Monday, 13 July 2009

The Great European Rip-off By David Craig

Clearly worried by the fact that the British National Party now has two very capable MEPs in Brussels, who will be revealing the undemocratic nature and corruption of the unelected elite of Brussels, the rag papers have decided that perhaps they should start blowing the whistle first. 

The following is taken from an article in today's Daily Express by David Craig, the co-author of a book called The Great European Rip-off:

1. Accountability. This is totally lacking in the secretive EU, where more than 45,000 bureaucrats produce in excess of 2,000 laws every year, where critical reports are always kept secret, where whistleblowers are always fired and where scandals are always hushed up.

2. Democracy.

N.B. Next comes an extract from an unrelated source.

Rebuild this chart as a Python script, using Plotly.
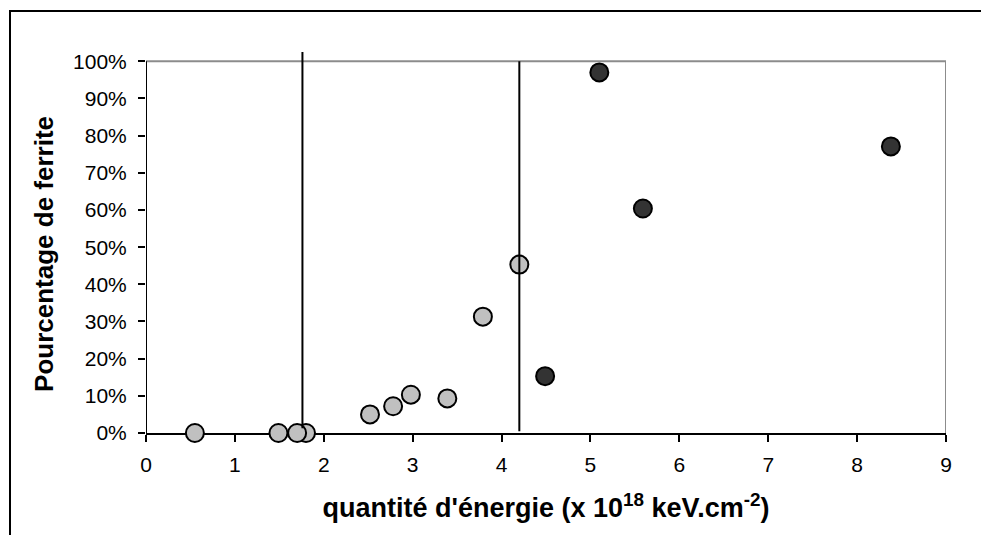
import plotly.graph_objects as go

# Points before the threshold (light grey) and after (dark)
light_x = [0.55, 1.49, 1.80, 1.70, 2.52, 2.78, 2.98, 3.39, 3.79, 4.20]
light_y = [0.0, 0.0, 0.0, 0.0, 0.050, 0.072, 0.103, 0.093, 0.313, 0.453]
dark_x = [4.49, 5.10, 5.59, 8.38]
dark_y = [0.153, 0.970, 0.604, 0.771]

# Vertical marker lines
line1_x = [1.76, 1.76]
line1_y = [0.013, 1.025]
line2_x = [4.20, 4.20]
line2_y = [0.005, 1.0]

x_ticks = list(range(0, 10))
y_ticks = [i / 10 for i in range(0, 11)]

FONT = "Arial, Liberation Sans, sans-serif"

fig = go.Figure()
fig.add_trace(go.Scatter(
    x=light_x, y=light_y, mode="markers", cliponaxis=False,
    marker=dict(size=18, color="#c0c0c0", line=dict(color="black", width=2)),
))
fig.add_trace(go.Scatter(
    x=dark_x, y=dark_y, mode="markers", cliponaxis=False,
    marker=dict(size=18, color="#333333", line=dict(color="black", width=2)),
))
fig.add_trace(go.Scatter(x=line1_x, y=line1_y, mode="lines", line=dict(color="black", width=2)))
fig.add_trace(go.Scatter(x=line2_x, y=line2_y, mode="lines", line=dict(color="black", width=2)))

shapes = [
    # outer chart frame (runs off the page on right and bottom)
    dict(type="rect", xref="paper", yref="paper", x0=-0.17, x1=1.2, y0=-0.5, y1=1.1076,
         line=dict(color="black", width=2), layer="below"),
    # plot area frame: grey top and right, black left
    dict(type="line", xref="x", yref="y", x0=0, x1=9, y0=1, y1=1,
         line=dict(color="#8c8c8c", width=2), layer="below"),
    dict(type="line", xref="x", yref="y", x0=9, x1=9, y0=0, y1=1,
         line=dict(color="#8c8c8c", width=2), layer="below"),
    dict(type="line", xref="x", yref="y", x0=0, x1=0, y0=0, y1=1,
         line=dict(color="black", width=2), layer="below"),
]

# y title as an annotation so it centres on the 0-100% span, not the padded range
annotations = [
    dict(text="<b>Pourcentage de ferrite</b>", textangle=-90, showarrow=False,
         xref="paper", yref="paper", x=-0.1275, y=0.47, xanchor="center", yanchor="middle",
         font=dict(size=26)),
]

# page body has an 8px margin, so the figure is a bit smaller than the window
fig.update_layout(
    width=981, height=527,
    margin=dict(l=138, r=43, t=44, b=102),
    paper_bgcolor="white", plot_bgcolor="white",
    showlegend=False,
    font=dict(family=FONT, color="black", size=21),
    shapes=shapes,
    annotations=annotations,
    xaxis=dict(
        range=[0, 9], tickvals=x_ticks, showgrid=False, zeroline=False,
        showline=True, linecolor="black", linewidth=2, layer="below traces",
        ticks="outside", ticklen=7, tickwidth=1.5, tickcolor="black",
        tickfont=dict(size=21), ticklabelstandoff=5,
        title=dict(text="<b>quantité d'énergie (x 10<sup>18</sup> keV.cm<sup>-2</sup>)</b>",
                   font=dict(size=27), standoff=23),
    ),
    yaxis=dict(
        range=[0, 1.025], tickvals=y_ticks, tickformat=".0%", showgrid=False,
        zeroline=False, showline=False, layer="below traces",
        ticks="outside", ticklen=7, tickwidth=1.5, tickcolor="black",
        tickfont=dict(size=21), ticklabelstandoff=7,
    ),
)

fig.write_html("out.html")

The EU is undemocratic because we seldom get the chance to vote on anything and when occasionally we do vote and the answer isn’t the one the euro-elite want, they make us vote again and again to get the result that suits them.

3. Galvin Report. This is a highly confidential audit of how Euro-politicians use the £180,000 a year they get to pay for their assistants. Although the Euro­pean Parliament has refused to release the report, we now know that at least 90 per cent of politicians audited were found to have “irregularities” in the way that they used this huge allowance.

4. Health Service. The NHS is just one of the many areas which will fall under the control of Brussels once the Lisbon Treaty is implemented. Other areas under the control of the Euro­crats will include education, immigration, transport, social benefits, tour­ism, taxation, policing, sport, defence, foreign policy and even family life.

5. Independence. Once the Constitution/Lisbon Treaty is implemented, Britain will effect­ively lose its status as an indep­end­ent country as most of its laws, defence and foreign policy will be decided by 27 unelected Brussels bureaucrats.

6. Referendum. Both Tony Blair and Gordon Brown promised the British people a vote on the Constitution/Lisbon Treaty. This pledge was shamelessly broken and we never had the chance to vote on probably the most important change in Britain’s sovereignty in hundreds of years. Then Brown slunk off to sign the Treaty alone, away from the cameras and other European leaders, as if embar­rassed by this bet­rayal of the people he’s paid to represent.

7. Cost. Ludicrously, the 785 MEPs work in the European Parliament building in Brussels for three weeks a month and then travel to meet in the European Parliament building in Stras­bourg for one week a month. They take with them thousands of officials and tons of documents. This completely unnecessary travelling circus costs taxpayers more than £200million a year and benefits no one except Strasbourg hoteliers and restaurants.

8. Expenses. If you thought Westminster politicians’ antics were bad, it’s nothing compared to what’s going on in Brussels. With more than £300,000 a year in receipt-free expense allowances an MEP can easily become a millionaire in just one five-year term.

9. Unelected. The only people in the EU who can propose new laws are the 27 unelected EU commissioners. If these were all highly talented administrators, the fact that they are unelected might not be so worrying. However, most are third-raters sent to Brussels either as a reward for years of sycophantic service to their political leaders or because they have been mired in so many scandals in their home countries that they are an embarrassment and so need to be shunted off.

When New Labour came to power in 1997 about 40 per cent of our laws were made in Brussels. Now it is more than 80 per cent. Moreover, almost all these regulations must be implemented as Brussels specifies. This leaves little for our MPs to do yet they keep increasing their salaries and perks while doing less work.

10: OLAF. This is the EU’s anti-corruption investigation unit. Although corruption is widespread, thanks to OLAF’s blundering incompetence, alleged cover-ups and, of course, all EU employees’ immunity from prosecution, not one EU official has been successfully prosecuted by OLAF. However, all the whistleblowers who have cour­ageously reported massive corruption to OLAF have lost their jobs.